## Task:
Retype the lines from the first one in the records down to the line containing "66, 66.5, 67];", counting both, and leave out any pictures.

/---

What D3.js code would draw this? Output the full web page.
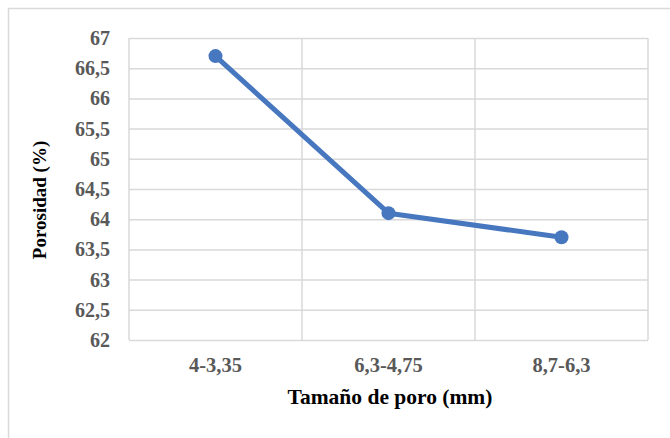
<!DOCTYPE html>
<html>
<head>
<meta charset="utf-8">
<script src="https://cdn.jsdelivr.net/npm/d3@7"></script>
<style>
  html, body { margin: 0; padding: 0; background: #fff; }
  svg { display: block; }
  svg text { font-family: "Liberation Serif", "Times New Roman", "DejaVu Serif", serif; font-weight: bold; }
</style>
</head>
<body>
<svg id="chart" width="670" height="438"></svg>
<script>
// Pore size ranges and measured porosity
const categories = ["4-3,35", "6,3-4,75", "8,7-6,3"];
const porosity = [66.7, 64.1, 63.7];
const yTicks = [62, 62.5, 63, 63.5, 64, 64.5, 65, 65.5, 66, 66.5, 67];

const svg = d3.select("#chart");
const W = 670, H = 438;
const plot = { left: 129, right: 648, top: 38, bottom: 340 };
const font = "Liberation Serif, Times New Roman, serif";
const grid = "#d9d9d9";
const tickColor = "#595959";
const lineColor = "#4677bf";

// Outer chart frame (runs past the window edge)
svg.append("rect")
  .attr("x", 8.5).attr("y", 8.5)
  .attr("width", W + 20).attr("height", H + 20)
  .attr("fill", "#fff").attr("stroke", grid).attr("stroke-width", 1.5);

const x = d3.scaleBand().domain(categories).range([plot.left, plot.right]).padding(0);
const y = d3.scaleLinear().domain([62, 67]).range([plot.bottom, plot.top]);

// Horizontal gridlines and y labels
const yAxis = d3.axisLeft(y).tickValues(yTicks)
  .tickSize(plot.left - plot.right)
  .tickPadding(19)
  .tickFormat(d => d3.format("")(d).replace(".", ","));
const gy = svg.append("g").attr("transform", `translate(${plot.left},0)`).call(yAxis)
  .attr("font-family", null);
gy.select(".domain").remove();
gy.selectAll(".tick line").attr("stroke", grid).attr("stroke-width", 1.5);
gy.selectAll(".tick text")
  .attr("fill", tickColor)
  .style("font-family", font).style("font-weight", "bold").style("font-size", "20px");

// Vertical gridlines at category boundaries
const bounds = categories.map(c => x(c)).concat([x(categories[categories.length - 1]) + x.bandwidth()]);
svg.append("g").selectAll("line").data(bounds).join("line")
  .attr("x1", d => d).attr("x2", d => d)
  .attr("y1", plot.top).attr("y2", plot.bottom)
  .attr("stroke", grid).attr("stroke-width", 1.5);

// Category labels
const xAxis = d3.axisBottom(x).tickSize(0).tickPadding(17);
const gx = svg.append("g").attr("transform", `translate(0,${plot.bottom})`).call(xAxis)
  .attr("font-family", null);
gx.select(".domain").remove();
gx.selectAll(".tick text")
  .attr("fill", tickColor)
  .style("font-family", font).style("font-weight", "bold").style("font-size", "20.5px");

// Axis titles
svg.append("text")
  .attr("x", 390).attr("y", 404)
  .attr("text-anchor", "middle")
  .style("font-family", font).style("font-weight", "bold").style("font-size", "21.5px")
  .attr("fill", "#000")
  .text("Tamaño de poro (mm)");

svg.append("text")
  .attr("transform", `translate(46,${(plot.top + plot.bottom) / 2 + 11}) rotate(-90)`)
  .attr("text-anchor", "middle")
  .style("font-family", font).style("font-weight", "bold").style("font-size", "19px")
  .attr("fill", "#000")
  .text("Porosidad (%)");

// Series line and markers
const pts = categories.map((c, i) => [x(c) + x.bandwidth() / 2, y(porosity[i])]);
svg.append("path")
  .attr("d", d3.line()(pts))
  .attr("fill", "none").attr("stroke", lineColor)
  .attr("stroke-width", 5).attr("stroke-linejoin", "round").attr("stroke-linecap", "round");
svg.append("g").selectAll("circle").data(pts).join("circle")
  .attr("cx", d => d[0]).attr("cy", d => d[1]).attr("r", 7)
  .attr("fill", lineColor);
</script>
</body>
</html>
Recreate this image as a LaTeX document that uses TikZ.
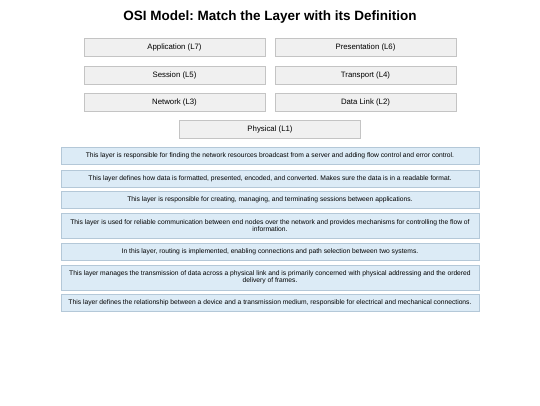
\documentclass[tikz,border=0pt]{standalone}
\usepackage{fontspec}
\setmainfont{Liberation Sans}
\frenchspacing
\definecolor{layfill}{HTML}{F0F0F0}
\definecolor{laydraw}{HTML}{C4C4C4}
\definecolor{deffill}{HTML}{DCEBF6}
\definecolor{defdraw}{HTML}{B4C8D8}
\begin{document}
\begin{tikzpicture}[x=1pt,y=-1pt,
  layerbox/.style={draw=laydraw,fill=layfill,line width=0.6pt,minimum width=181pt,minimum height=18pt,inner sep=0pt,font=\fontsize{7.8}{9}\selectfont},
  defbox/.style={draw=defdraw,fill=deffill,line width=0.6pt,minimum width=418pt,inner sep=0pt,align=center,font=\fontsize{6.72}{7.4}\selectfont},
  titlestyle/.style={font=\fontsize{13.5}{16}\selectfont\bfseries,inner sep=0pt}]
\useasboundingbox (0,0) rectangle (540,405);
\node[titlestyle] (title) at (270,17) {OSI Model: Match the Layer with its Definition};
\node[layerbox] (l7) at (174.5,47.5) {Application (L7)};
\node[layerbox] (l6) at (365.5,47.5) {Presentation (L6)};
\node[layerbox] (l5) at (174.5,75) {Session (L5)};
\node[layerbox] (l4) at (365.5,75) {Transport (L4)};
\node[layerbox] (l3) at (174.5,102.5) {Network (L3)};
\node[layerbox] (l2) at (365.5,102.5) {Data Link (L2)};
\node[layerbox] (l1) at (270,129) {Physical (L1)};
\node[defbox,minimum height=17pt] (d1) at (270,155.8) {This layer is responsible for finding the network resources broadcast from a server and adding flow control and error control.};
\node[defbox,minimum height=17pt] (d2) at (270,178.3) {This layer defines how data is formatted, presented, encoded, and converted. Makes sure the data is in a readable format.};
\node[defbox,minimum height=17pt] (d3) at (270,200) {This layer is responsible for creating, managing, and terminating sessions between applications.};
\node[defbox,minimum height=25pt] (d4) at (270,225.8) {This layer is used for reliable communication between end nodes over the network and provides mechanisms for controlling the flow of\\information.};
\node[defbox,minimum height=17pt] (d5) at (270,252) {In this layer, routing is implemented, enabling connections and path selection between two systems.};
\node[defbox,minimum height=25pt] (d6) at (270,277.5) {This layer manages the transmission of data across a physical link and is primarily concerned with physical addressing and the ordered\\delivery of frames.};
\node[defbox,minimum height=17pt] (d7) at (270,303) {This layer defines the relationship between a device and a transmission medium, responsible for electrical and mechanical connections.};
\end{tikzpicture}
\end{document}
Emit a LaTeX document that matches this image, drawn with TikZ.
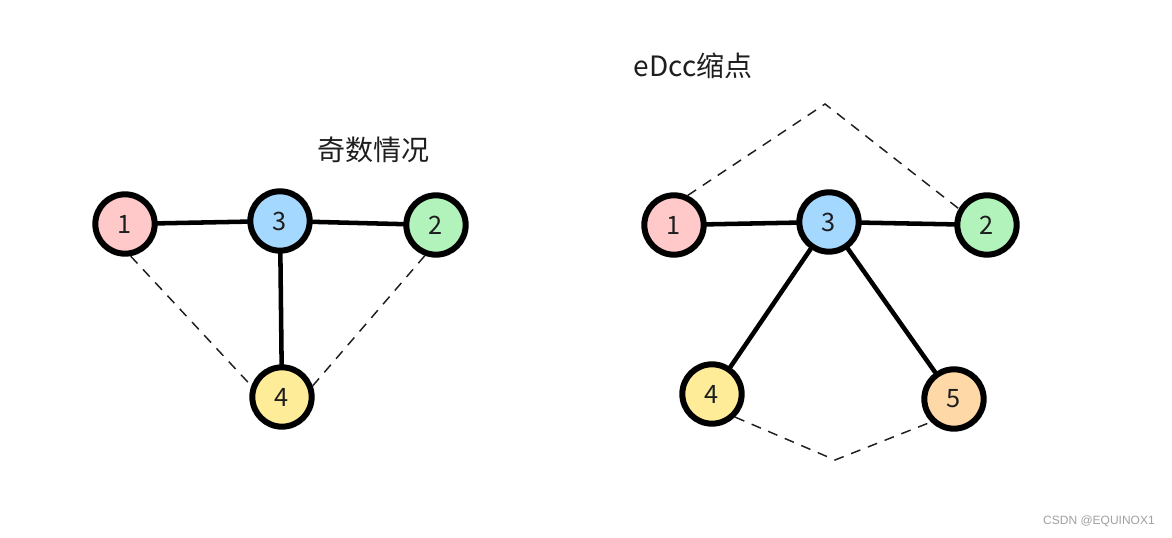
\documentclass[tikz,border=0pt]{standalone}
\usepackage{fontspec}
\newfontfamily\cjk{Noto Sans CJK SC}
\newfontfamily\wmfont{Liberation Sans}

\tikzset{every picture/.style={line width=0.75pt}}
\tikzset{
  vtx/.style={circle, draw={rgb, 255:red, 0; green, 0; blue, 0}, line width=4.5pt, minimum size=44.5pt, inner sep=0pt, font=\cjk\fontsize{19}{19}\selectfont, text={rgb, 255:red, 30; green, 30; blue, 30}},
  tree/.style={line width=3.4pt, line cap=round},
  virt/.style={line width=1.1pt, dash pattern={on 7.5pt off 6pt}, draw={rgb, 255:red, 30; green, 30; blue, 30}},
}

\begin{document}
\begin{tikzpicture}[x=0.75pt,y=0.75pt,yscale=-1,xscale=1]
\useasboundingbox (0,0) rectangle (1172,538);

%Shape: Circle
\node [vtx, fill={rgb, 255:red, 255; green, 201; blue, 201}] (l1) at (125,224) {1};
%Shape: Circle
\node [vtx, fill={rgb, 255:red, 165; green, 216; blue, 255}] (l3) at (280,221) {3};
%Shape: Circle
\node [vtx, fill={rgb, 255:red, 178; green, 242; blue, 187}] (l2) at (436,225) {2};
%Shape: Circle
\node [vtx, fill={rgb, 255:red, 255; green, 236; blue, 153}] (l4) at (282,397) {4};

%Straight Lines
\draw [tree] (l1) -- (l3) ;
%Straight Lines
\draw [tree] (l3) -- (l2) ;
%Straight Lines
\draw [tree] (l3) -- (l4) ;
%Straight Lines
\draw [virt] (l1.-80) -- (l4.160) ;
%Straight Lines
\draw [virt] (l2.-110) -- (l4.20) ;

%Shape: Circle
\node [vtx, fill={rgb, 255:red, 255; green, 201; blue, 201}] (r1) at (674,225) {1};
%Shape: Circle
\node [vtx, fill={rgb, 255:red, 165; green, 216; blue, 255}] (r3) at (829,222) {3};
%Shape: Circle
\node [vtx, fill={rgb, 255:red, 178; green, 242; blue, 187}] (r2) at (987,225) {2};
%Shape: Circle
\node [vtx, fill={rgb, 255:red, 255; green, 236; blue, 153}] (r4) at (712,394) {4};
%Shape: Circle
\node [vtx, fill={rgb, 255:red, 255; green, 216; blue, 168}] (r5) at (954,399) {5};

%Straight Lines
\draw [tree] (r1) -- (r3) ;
%Straight Lines
\draw [tree] (r3) -- (r2) ;
%Straight Lines
\draw [tree] (r3) -- (r4) ;
%Straight Lines
\draw [tree] (r3) -- (r5) ;

\coordinate (top) at (825,104) ;
\coordinate (bot) at (835,460) ;
%Straight Lines
\draw [virt] (r1.65) -- (top) -- (r2.150) ;
%Straight Lines
\draw [virt] (r4.-45) -- (bot) -- (r5.-135) ;

% Text Node
\node [font=\cjk\fontsize{21}{21}\selectfont, text={rgb, 255:red, 30; green, 30; blue, 30}] (odd) at (373,150) {奇数情况};
% Text Node
\node [font=\cjk\fontsize{21}{21}\selectfont, text={rgb, 255:red, 30; green, 30; blue, 30}] (edcc) at (693,66) {eDcc缩点};
% Text Node
\node [font=\wmfont\fontsize{9}{9}\selectfont, text={rgb, 255:red, 160; green, 160; blue, 160}] (wm) at (1099,521) {CSDN @EQUINOX1};

\end{tikzpicture}
\end{document}
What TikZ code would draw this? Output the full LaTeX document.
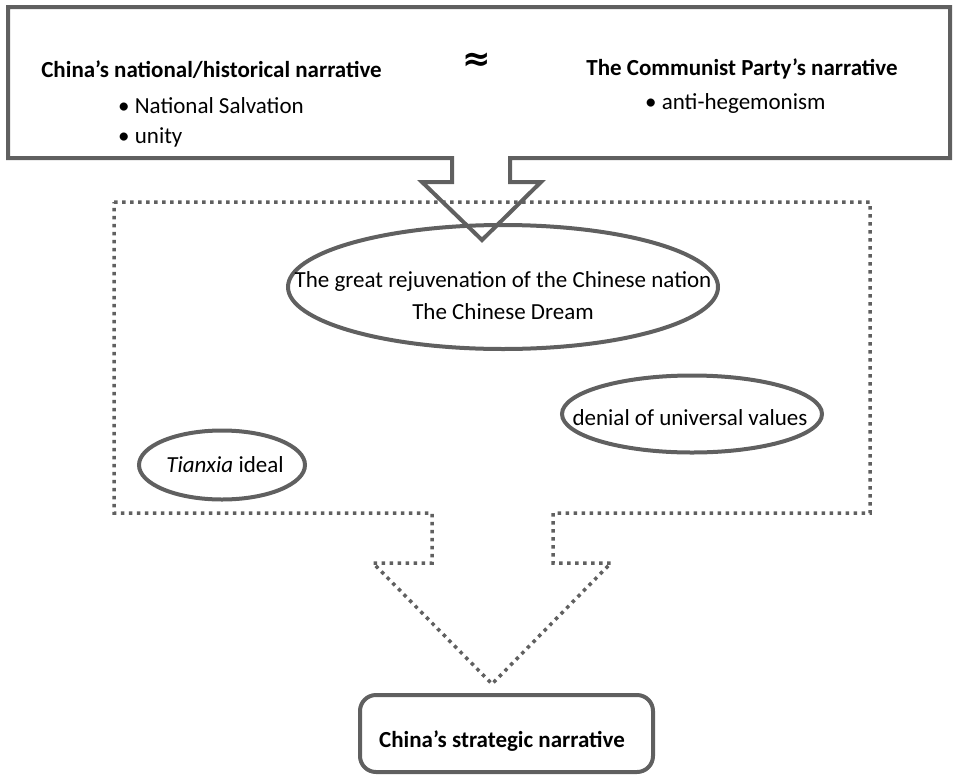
\documentclass[tikz,border=0pt]{standalone}
\usepackage{fontspec}
\setmainfont{Carlito}
\newfontfamily\symfont{DejaVu Sans}
\usetikzlibrary{shapes.geometric}
\definecolor{linegray}{HTML}{606060}
\begin{document}
\begin{tikzpicture}[x=1pt,y=-1pt,
  solidline/.style={draw=linegray,line width=4pt,line join=miter},
  dotline/.style={draw=linegray,line width=3.5pt,dash pattern=on 3.5pt off 4.5pt},
  oval/.style={ellipse,draw=linegray,line width=4pt,inner sep=0pt},
  txt/.style={font=\fontsize{23}{28}\selectfont,inner sep=0pt,align=center},
  boldtxt/.style={txt,font=\fontsize{23}{28}\selectfont\bfseries},
  endbox/.style={draw=linegray,line width=4pt,rounded corners=16pt,inner sep=0pt}]
\useasboundingbox (0,0) rectangle (953,774);
% top box with arrow
\draw[solidline] (8,7) -- (950,7) -- (950,158) -- (510,158) -- (510,182) -- (541,182)
  -- (482,240) -- (422,182) -- (452,182) -- (452,158) -- (8,158) -- cycle;
% dotted box with arrow
\draw[dotline] (114,202) -- (870,202) -- (870,513) -- (553,513) -- (553,563) -- (611,563)
  -- (492,684) -- (373,563) -- (432,563) -- (432,513) -- (114,513) -- cycle;
% top texts
\node[boldtxt] (hist) at (211.5,70) {China’s national/historical narrative};
\node[txt,anchor=west] (salv) at (118,106) {• National Salvation};
\node[txt,anchor=west] (unity) at (118,137) {• unity};
\node[inner sep=0pt,font=\fontsize{34}{36}\selectfont\symfont\bfseries] (approx) at (477,62) {≈};
\node[boldtxt] (party) at (742,69) {The Communist Party’s narrative};
\node[txt,anchor=west] (anti) at (645,103) {• anti-hegemonism};
% ellipses
\node[oval,minimum width=430pt,minimum height=124pt] (big) at (503,287) {};
\node[txt] (bigtxt) at (503,296) {The great rejuvenation of the Chinese nation\\[4pt]The Chinese Dream};
\node[oval,minimum width=260pt,minimum height=77pt] (denial) at (692,414) {};
\node[txt] (denialtxt) at (690,418) {denial of universal values};
\node[oval,minimum width=166pt,minimum height=69pt] (tianxia) at (222,465) {};
\node[txt] (tianxiatxt) at (225,465) {\textit{Tianxia} ideal};
% bottom box
\node[endbox,minimum width=293pt,minimum height=77pt] (strat) at (506.5,733.5) {};
\node[boldtxt] (strattxt) at (502,741) {China’s strategic narrative};
\end{tikzpicture}
\end{document}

\---

## Correct response:
What D3.js code would draw this? Output the full web page.
<!DOCTYPE html>
<html>
<head>
<meta charset="utf-8">
<script src="https://cdn.jsdelivr.net/npm/d3@7"></script>
<style>
  html, body { margin: 0; padding: 0; background: #fff; }
  svg { display: block; }
  svg text { font-family: "Liberation Serif", "Times New Roman", "DejaVu Serif", serif; font-weight: bold; }
</style>
</head>
<body>
<svg id="chart" width="670" height="438"></svg>
<script>
// Pore size ranges and measured porosity
const categories = ["4-3,35", "6,3-4,75", "8,7-6,3"];
const porosity = [66.7, 64.1, 63.7];
const yTicks = [62, 62.5, 63, 63.5, 64, 64.5, 65, 65.5, 66, 66.5, 67];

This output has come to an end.